One common thing to help manage the curation and lifecycle of a private LLM is to have test scripts and a recurring pipeline that measure things like a model’s performance against some test cases as seen in test_response_quality.py

This code will print out "Response Quality OK" if the similiarity check is not less than or equal to 0.8

Note: It does some times fail this test, you might lower the number to .7

LLMs rarely return identical strings therefore the similiarity test is a way to deal with the varying responses.

Pipeline

Double click on confidence-check.pipeline

Narrator: A MLOps pipeline, based on Kubeflow, can be used to create a scheduled set of tests against the LLM. In the case of the confidence-check.pipeline, it tests for quality, response time and also has a simple identity verification step.

Click the "run" button

Click OK

Click Run Details

And if you do get a failure on the quality test, it is very likely to be that .8 bar is too high. LLMs have non-deterministic their responses are almost always unique per invocation, even if the input prompt is identical.

If this occurs you can return to the Notebook and change .8 to .7 in test_response_quality.py and run the pipeline again.

Model Serving

Narrator: Let’s briefly look at the model serving capability.

Click on Data Science Projects and marketingbot-ai

Click on Models

The parasol-instruct model was selected when we used the template wizard.

vLLM custom was defined in the gitops repository for automation.

Note: At the time of this writing, the Inference endpoint is inaccurate when using a gitops-based approach for provisioning the model server.

This specific model server also needs a fair bit of memory, CPUs and a NVIDIA GPU. This means it must be scheduled to a OpenShift worker node that has a GPU, which all that happens automatically.

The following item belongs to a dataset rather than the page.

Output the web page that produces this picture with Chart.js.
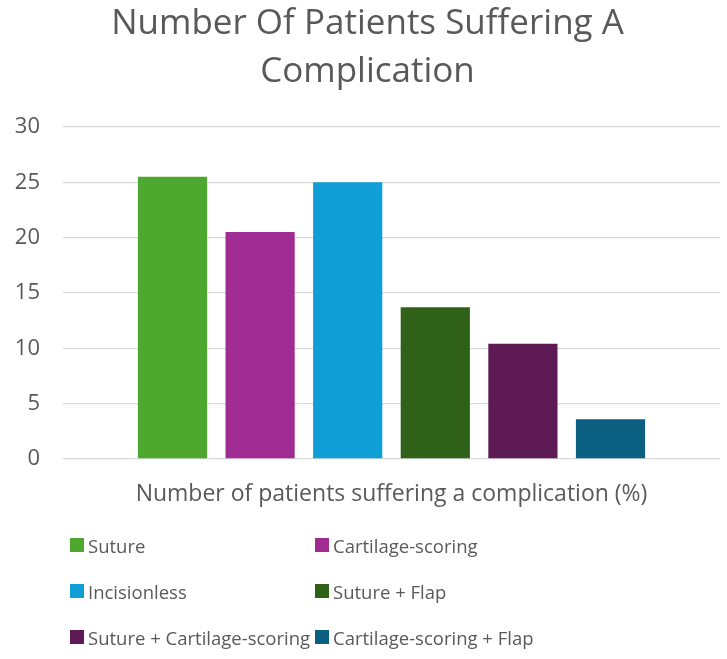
<!DOCTYPE html>
<html>
<head>
<meta charset="utf-8">
<script src="https://cdn.jsdelivr.net/npm/chart.js@4"></script>
<style>
  html, body { margin: 0; padding: 0; background: #fff; }
  #wrap { position: relative; width: 727px; height: 659px; }
  #legend {
    position: absolute; left: 70px; top: 522px; width: 640px;
    display: grid; grid-template-columns: 245px 350px; row-gap: 0;
    font-family: "Open Sans", sans-serif; font-size: 18.5px; color: #595959;
  }
  #legend .item { height: 46px; display: flex; align-items: center; white-space: nowrap; }
  #legend .box { width: 14px; height: 14px; margin-right: 4px; flex: none; }
</style>
</head>
<body>
<div id="wrap">
  <canvas id="chart_complications" width="727" height="659"></canvas>
  <div id="legend"></div>
</div>
<script>
var categories = ['Number of patients suffering a complication (%)'];
var seriesNames = ['Suture', 'Cartilage-scoring', 'Incisionless', 'Suture + Flap', 'Suture + Cartilage-scoring', 'Cartilage-scoring + Flap'];
var seriesValues = [25.5, 20.5, 25.0, 13.7, 10.4, 3.6];
var seriesColors = ['#4ea72e', '#a02b93', '#0f9ed5', '#306118', '#5e1a54', '#0b5f80'];
var yTicks = [0, 5, 10, 15, 20, 25, 30];

var chart_complications = new Chart(document.getElementById('chart_complications'), {
    type: 'bar',
    data: {
        labels: categories,
        datasets: seriesNames.map(function (name, i) {
            return {
                label: name,
                data: [seriesValues[i]],
                backgroundColor: seriesColors[i],
                borderWidth: 0
            };
        })
    },
    options: {
        animation: false,
        responsive: false,
        categoryPercentage: 0.8,
        barPercentage: 0.79,
        layout: {
            padding: { left: 15, right: 7, top: 0, bottom: 138 }
        },
        plugins: {
            legend: { display: false },
            tooltip: { enabled: false },
            title: {
                display: true,
                text: ['Number Of Patients Suffering A', 'Complication'],
                color: '#595959',
                font: { family: 'Open Sans', size: 35, weight: 'normal', lineHeight: 1.37 },
                padding: { top: 0, bottom: 31 }
            }
        },
        scales: {
            x: {
                grid: { display: false },
                border: { display: false },
                afterFit: function (scale) {
                    scale.paddingLeft = 0;
                    scale.paddingRight = 0;
                    scale.height = 62;
                },
                ticks: {
                    color: '#595959',
                    font: { family: 'Open Sans', size: 23 },
                    maxRotation: 0,
                    padding: 14
                }
            },
            y: {
                min: yTicks[0],
                max: yTicks[yTicks.length - 1],
                border: { display: false },
                grid: { color: '#d9d9d9', lineWidth: 1.3, drawTicks: false },
                afterBuildTicks: function (axis) {
                    axis.ticks = yTicks.map(function (v) { return { value: v }; });
                },
                afterFit: function (scale) {
                    scale.width = 48;
                },
                ticks: {
                    color: '#595959',
                    font: { family: 'Open Sans', size: 22 },
                    padding: 23
                }
            }
        }
    },
    plugins: [{
        id: 'whiteBackground',
        beforeDraw: (chart) => {
            const ctx = chart.canvas.getContext('2d');
            ctx.save();
            ctx.globalCompositeOperation = 'destination-over';
            ctx.fillStyle = 'white';
            ctx.fillRect(0, 0, chart.canvas.width, chart.canvas.height);
            ctx.restore();
        }
    }]
});

// legend laid out as a 2-column grid like the original
var legendEl = document.getElementById('legend');
seriesNames.forEach(function (name, i) {
    var item = document.createElement('div');
    item.className = 'item';
    var box = document.createElement('span');
    box.className = 'box';
    box.style.background = seriesColors[i];
    item.appendChild(box);
    item.appendChild(document.createTextNode(name));
    legendEl.appendChild(item);
});
</script>
</body>
</html>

Click on the ellipses and select Edit

Narrator: Now, how did this model come to life? If we scroll down toward the bottom of the screen you can see the settings for cores, memory and GPU but also the data connection. This connection is to an S3 bucket called parasol-instruct.

Click Cancel as we do not need to make any changes

Click Data connections and Edit data connection for marketingbot-models.

You can see the endpoint is mapped to Minio, an in-cluster, S3 solution.

And the bucket is called models.

These models are simply sitting in storage and are visible using your S3 browser, in the case of Minio, it has a nice GUI for viewing the artifacts.